The proposal to establish a UNESCO world heritage site on the east side of Lake Winnipeg received a big financial boost today, with the Manitoba government kick-starting a new trust fund with $10 million.
The fund will be administered by the Winnipeg Foundation and is designed to pay for staff and programming related to the Pimachiowin Aki site, which is still a few years away from being considered for designation by UNESCO.
“With this trust fund, many more people who share the vision of our elders can share our dream,” said Sophia Rabliauskas, a resident of Poplar River First Nation who’s been helping to spearhead the drive for a world heritage site.
Rick Frost, CEO of the Winnipeg Foundation, said he expects the $10 million the Manitoba government has put into the fund to leverage a further $10 million or so from the federal and Ontario governments and from private donors. Frost said he expects the fund to eventually generate about $1 million per year towards Pimachiowin Aki’s operations.
Rabliauskas said the money will be used for things like scientific studies, research on traditional knowledge, public education, and training programs for those who will look after the site.
She said the project’s board is still in the process of preparing evidence to present in its bid to UNESCO, which is expected to be submitted in February 2012.
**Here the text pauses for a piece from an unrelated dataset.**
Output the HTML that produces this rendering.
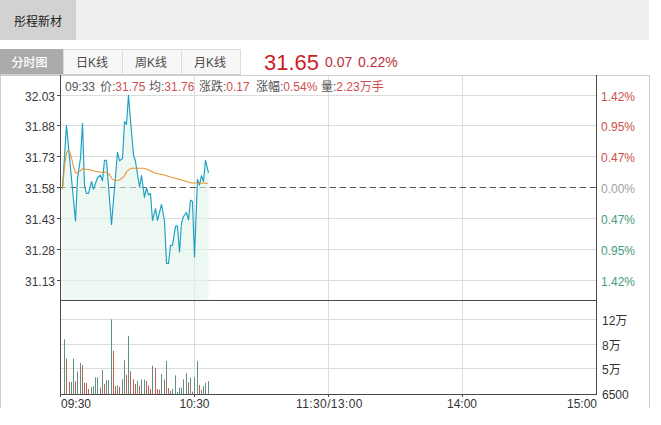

“We have to prove that it has outstanding universal value,” Rabliauskas said.
Premier Gary Doer told the federal NDP convention in Halifax in August that “it will take us another 10 years to get that site set up as a world heritage site,” but this afternoon he said he didn’t mean that literally.
“What I was saying was sometimes things take a long time and to have patience,” he said, noting the full process would be 10 years if the bid is approved in 2012, as the original accord setting out the vision for the site was signed in 2002.
The fund’s launch today may well be Doer’s last official announcement as premier, as he will step down following this weekend’s NDP leadership convention.